| Instruction |
No pictures go into the copy. Write out exactly the lines below from the one containing "Recreate this image" through the one containing "0, 2, 2, 1, 2]".

| Items |
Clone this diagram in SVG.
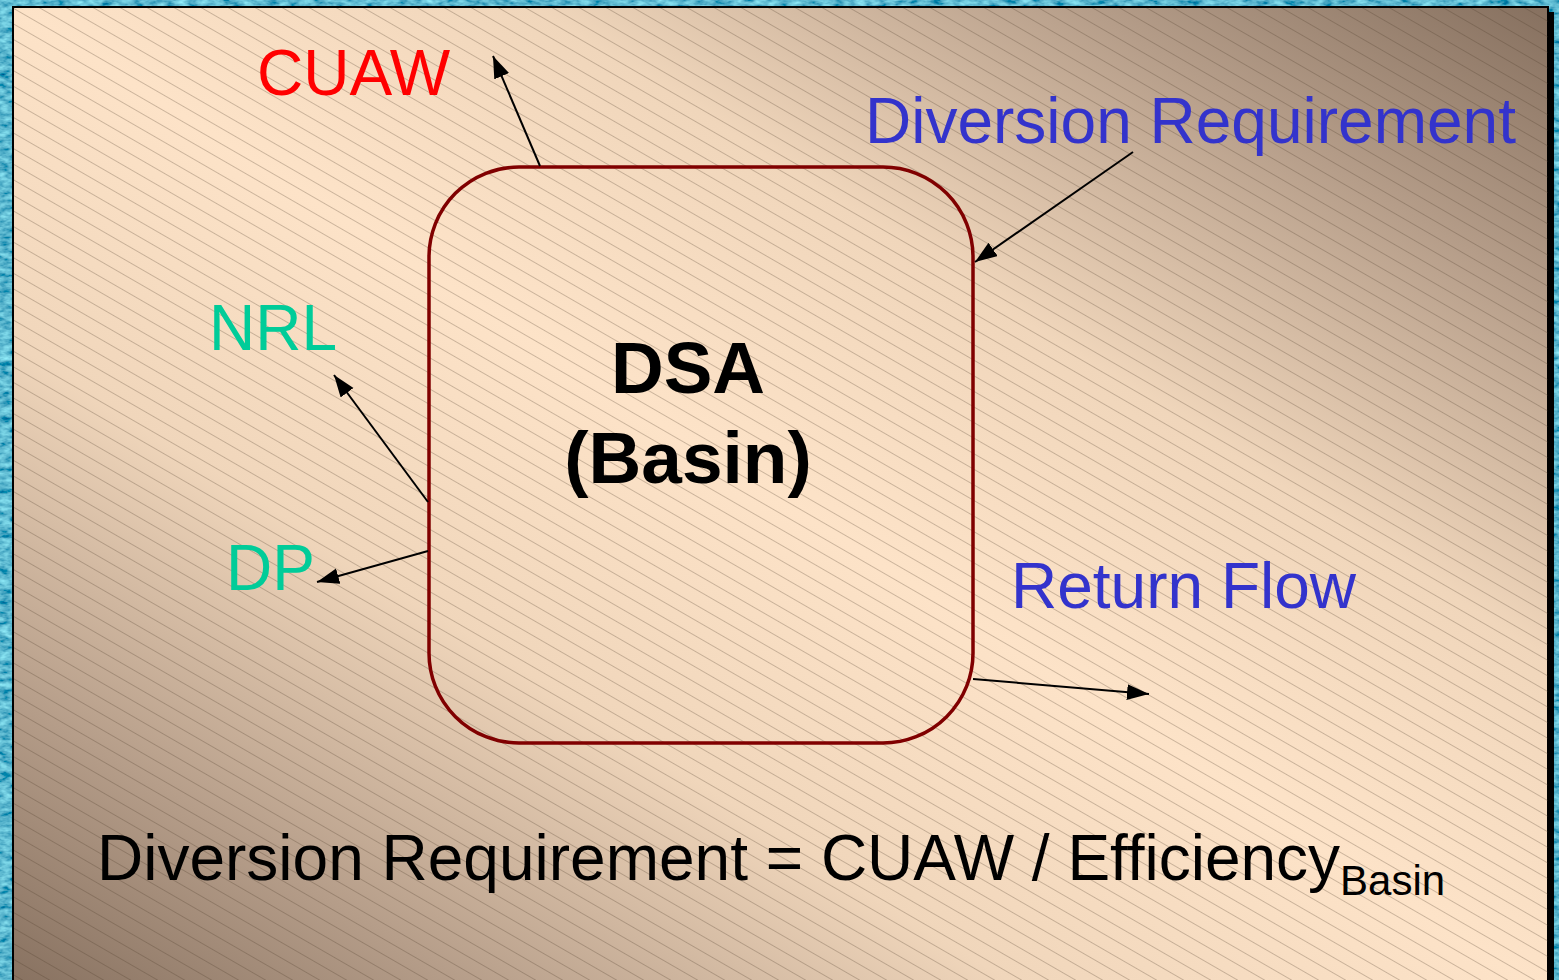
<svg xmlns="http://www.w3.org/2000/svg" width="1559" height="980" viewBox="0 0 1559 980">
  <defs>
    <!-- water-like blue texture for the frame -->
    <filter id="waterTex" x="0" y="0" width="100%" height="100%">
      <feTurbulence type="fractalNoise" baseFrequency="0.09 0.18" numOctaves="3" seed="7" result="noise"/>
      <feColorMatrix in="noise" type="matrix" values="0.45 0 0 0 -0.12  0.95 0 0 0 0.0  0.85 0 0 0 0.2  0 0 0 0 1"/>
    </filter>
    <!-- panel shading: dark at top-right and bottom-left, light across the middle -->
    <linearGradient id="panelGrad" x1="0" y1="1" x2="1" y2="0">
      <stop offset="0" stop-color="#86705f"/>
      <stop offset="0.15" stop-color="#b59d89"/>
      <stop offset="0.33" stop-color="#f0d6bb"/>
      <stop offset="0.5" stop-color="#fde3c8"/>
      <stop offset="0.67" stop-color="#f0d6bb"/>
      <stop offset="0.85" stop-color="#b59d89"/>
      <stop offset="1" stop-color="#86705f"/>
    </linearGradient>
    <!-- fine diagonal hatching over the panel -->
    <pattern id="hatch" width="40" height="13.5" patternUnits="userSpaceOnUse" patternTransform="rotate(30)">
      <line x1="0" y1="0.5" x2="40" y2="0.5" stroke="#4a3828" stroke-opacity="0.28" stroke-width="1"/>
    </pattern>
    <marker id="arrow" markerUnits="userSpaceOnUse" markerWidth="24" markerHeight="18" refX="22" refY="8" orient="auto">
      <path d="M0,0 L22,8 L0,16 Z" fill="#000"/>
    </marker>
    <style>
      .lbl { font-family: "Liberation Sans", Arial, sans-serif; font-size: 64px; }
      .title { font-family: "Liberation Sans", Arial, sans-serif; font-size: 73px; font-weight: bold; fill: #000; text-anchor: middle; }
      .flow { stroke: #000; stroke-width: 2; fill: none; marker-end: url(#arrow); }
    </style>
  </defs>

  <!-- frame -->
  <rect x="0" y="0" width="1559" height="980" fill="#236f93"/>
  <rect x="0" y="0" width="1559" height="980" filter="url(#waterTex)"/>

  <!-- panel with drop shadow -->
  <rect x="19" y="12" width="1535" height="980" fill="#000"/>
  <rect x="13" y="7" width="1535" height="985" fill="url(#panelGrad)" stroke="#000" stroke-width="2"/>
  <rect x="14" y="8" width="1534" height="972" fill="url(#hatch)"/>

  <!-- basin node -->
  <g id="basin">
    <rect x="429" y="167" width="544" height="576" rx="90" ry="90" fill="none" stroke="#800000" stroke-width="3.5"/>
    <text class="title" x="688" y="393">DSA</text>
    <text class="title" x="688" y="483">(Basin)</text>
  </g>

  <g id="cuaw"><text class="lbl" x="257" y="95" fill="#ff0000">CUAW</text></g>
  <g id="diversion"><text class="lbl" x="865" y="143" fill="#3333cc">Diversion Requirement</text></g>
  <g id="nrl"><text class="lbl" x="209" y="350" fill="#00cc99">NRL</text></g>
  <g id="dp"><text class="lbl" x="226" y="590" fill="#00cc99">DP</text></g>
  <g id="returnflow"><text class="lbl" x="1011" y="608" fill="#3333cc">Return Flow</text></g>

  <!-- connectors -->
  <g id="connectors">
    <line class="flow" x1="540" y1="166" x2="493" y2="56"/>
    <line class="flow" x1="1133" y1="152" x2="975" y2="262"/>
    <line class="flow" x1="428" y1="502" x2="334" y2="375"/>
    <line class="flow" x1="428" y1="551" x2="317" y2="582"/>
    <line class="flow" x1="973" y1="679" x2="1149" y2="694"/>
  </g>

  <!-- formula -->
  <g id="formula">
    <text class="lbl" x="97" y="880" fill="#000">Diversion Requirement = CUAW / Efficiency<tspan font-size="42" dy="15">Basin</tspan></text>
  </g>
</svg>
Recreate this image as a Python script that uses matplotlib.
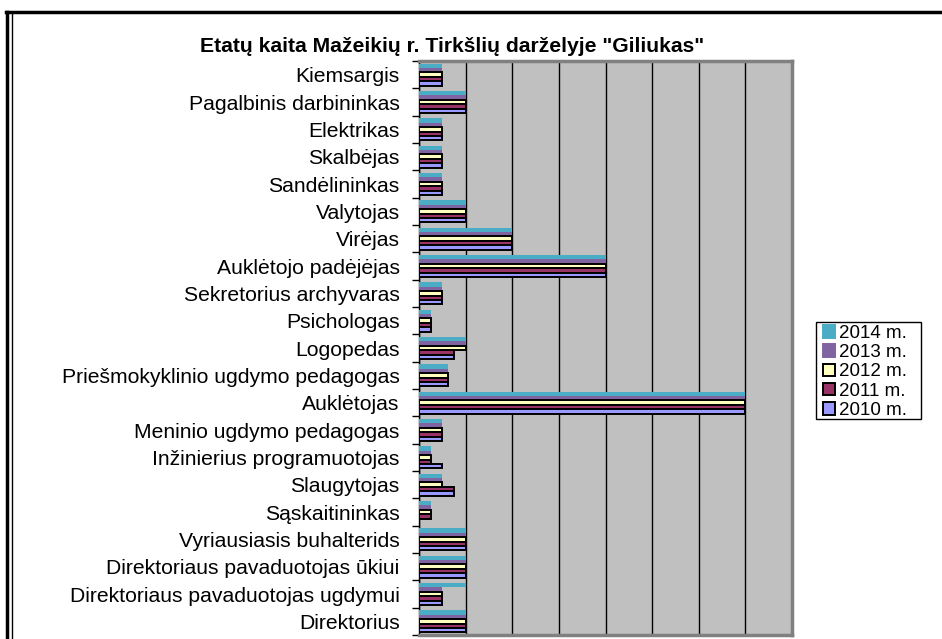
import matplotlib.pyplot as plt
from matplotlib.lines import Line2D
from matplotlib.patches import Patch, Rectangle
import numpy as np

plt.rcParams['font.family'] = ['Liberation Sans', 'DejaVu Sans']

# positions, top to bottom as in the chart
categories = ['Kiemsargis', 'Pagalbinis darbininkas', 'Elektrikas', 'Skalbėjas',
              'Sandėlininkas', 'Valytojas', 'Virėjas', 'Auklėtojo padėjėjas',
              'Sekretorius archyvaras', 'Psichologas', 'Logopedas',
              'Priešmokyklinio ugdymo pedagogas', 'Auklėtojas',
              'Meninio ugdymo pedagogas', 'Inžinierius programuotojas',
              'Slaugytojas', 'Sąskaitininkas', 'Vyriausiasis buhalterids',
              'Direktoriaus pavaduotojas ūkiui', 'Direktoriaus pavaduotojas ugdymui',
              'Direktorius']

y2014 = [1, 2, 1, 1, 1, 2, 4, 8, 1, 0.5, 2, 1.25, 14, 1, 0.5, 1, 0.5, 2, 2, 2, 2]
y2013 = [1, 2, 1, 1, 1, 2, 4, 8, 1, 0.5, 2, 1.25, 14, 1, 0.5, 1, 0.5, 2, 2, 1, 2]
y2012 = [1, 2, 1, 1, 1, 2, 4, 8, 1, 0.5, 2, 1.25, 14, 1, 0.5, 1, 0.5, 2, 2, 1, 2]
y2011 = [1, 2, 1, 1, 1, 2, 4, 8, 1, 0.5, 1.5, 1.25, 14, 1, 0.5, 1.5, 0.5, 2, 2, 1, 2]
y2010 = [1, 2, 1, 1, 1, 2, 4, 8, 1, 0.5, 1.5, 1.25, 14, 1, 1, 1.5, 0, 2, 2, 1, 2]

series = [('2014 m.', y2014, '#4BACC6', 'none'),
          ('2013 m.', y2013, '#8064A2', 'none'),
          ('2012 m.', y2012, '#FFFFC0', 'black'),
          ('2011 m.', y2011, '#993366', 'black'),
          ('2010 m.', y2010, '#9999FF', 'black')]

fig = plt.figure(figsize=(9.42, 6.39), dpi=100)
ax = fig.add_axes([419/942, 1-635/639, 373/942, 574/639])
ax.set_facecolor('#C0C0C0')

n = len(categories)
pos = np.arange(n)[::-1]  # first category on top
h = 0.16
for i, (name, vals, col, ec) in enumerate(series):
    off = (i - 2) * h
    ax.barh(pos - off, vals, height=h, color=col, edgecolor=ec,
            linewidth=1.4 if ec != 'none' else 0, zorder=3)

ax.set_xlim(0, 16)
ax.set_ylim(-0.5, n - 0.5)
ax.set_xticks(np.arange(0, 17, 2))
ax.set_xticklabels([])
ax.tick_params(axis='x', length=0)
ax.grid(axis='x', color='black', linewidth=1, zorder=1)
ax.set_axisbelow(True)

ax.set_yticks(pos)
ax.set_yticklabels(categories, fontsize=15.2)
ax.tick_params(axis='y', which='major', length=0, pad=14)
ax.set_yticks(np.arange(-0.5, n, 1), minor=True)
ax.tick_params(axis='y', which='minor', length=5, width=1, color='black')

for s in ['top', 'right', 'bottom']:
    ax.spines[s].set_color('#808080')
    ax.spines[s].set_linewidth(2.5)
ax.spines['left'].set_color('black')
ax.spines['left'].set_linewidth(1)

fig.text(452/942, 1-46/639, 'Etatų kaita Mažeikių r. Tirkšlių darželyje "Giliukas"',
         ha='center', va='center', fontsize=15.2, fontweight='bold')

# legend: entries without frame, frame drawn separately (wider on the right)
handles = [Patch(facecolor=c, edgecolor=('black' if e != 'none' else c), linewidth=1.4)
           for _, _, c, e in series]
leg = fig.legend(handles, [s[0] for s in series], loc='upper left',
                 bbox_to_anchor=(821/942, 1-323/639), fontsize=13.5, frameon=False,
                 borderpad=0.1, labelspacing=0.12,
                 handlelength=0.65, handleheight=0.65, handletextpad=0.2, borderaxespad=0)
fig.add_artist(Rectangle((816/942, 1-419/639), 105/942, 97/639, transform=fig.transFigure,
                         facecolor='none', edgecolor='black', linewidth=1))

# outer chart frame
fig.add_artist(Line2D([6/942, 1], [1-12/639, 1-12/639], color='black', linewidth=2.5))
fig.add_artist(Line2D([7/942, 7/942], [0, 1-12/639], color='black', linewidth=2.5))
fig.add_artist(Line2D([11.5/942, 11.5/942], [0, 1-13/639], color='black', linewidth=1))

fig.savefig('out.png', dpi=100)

| Task solution |
Recreate this image as a Python script that uses matplotlib.
import matplotlib.pyplot as plt
from matplotlib.lines import Line2D
from matplotlib.patches import Patch, Rectangle
import numpy as np

plt.rcParams['font.family'] = ['Liberation Sans', 'DejaVu Sans']

# positions, top to bottom as in the chart
categories = ['Kiemsargis', 'Pagalbinis darbininkas', 'Elektrikas', 'Skalbėjas',
              'Sandėlininkas', 'Valytojas', 'Virėjas', 'Auklėtojo padėjėjas',
              'Sekretorius archyvaras', 'Psichologas', 'Logopedas',
              'Priešmokyklinio ugdymo pedagogas', 'Auklėtojas',
              'Meninio ugdymo pedagogas', 'Inžinierius programuotojas',
              'Slaugytojas', 'Sąskaitininkas', 'Vyriausiasis buhalterids',
              'Direktoriaus pavaduotojas ūkiui', 'Direktoriaus pavaduotojas ugdymui',
              'Direktorius']

y2014 = [1, 2, 1, 1, 1, 2, 4, 8, 1, 0.5, 2, 1.25, 14, 1, 0.5, 1, 0.5, 2, 2, 2, 2]
y2013 = [1, 2, 1, 1, 1, 2, 4, 8, 1, 0.5, 2, 1.25, 14, 1, 0.5, 1, 0.5, 2, 2, 1, 2]
y2012 = [1, 2, 1, 1, 1, 2, 4, 8, 1, 0.5, 2, 1.25, 14, 1, 0.5, 1, 0.5, 2, 2, 1, 2]
y2011 = [1, 2, 1, 1, 1, 2, 4, 8, 1, 0.5, 1.5, 1.25, 14, 1, 0.5, 1.5, 0.5, 2, 2, 1, 2]
y2010 = [1, 2, 1, 1, 1, 2, 4, 8, 1, 0.5, 1.5, 1.25, 14, 1, 1, 1.5, 0, 2, 2, 1, 2]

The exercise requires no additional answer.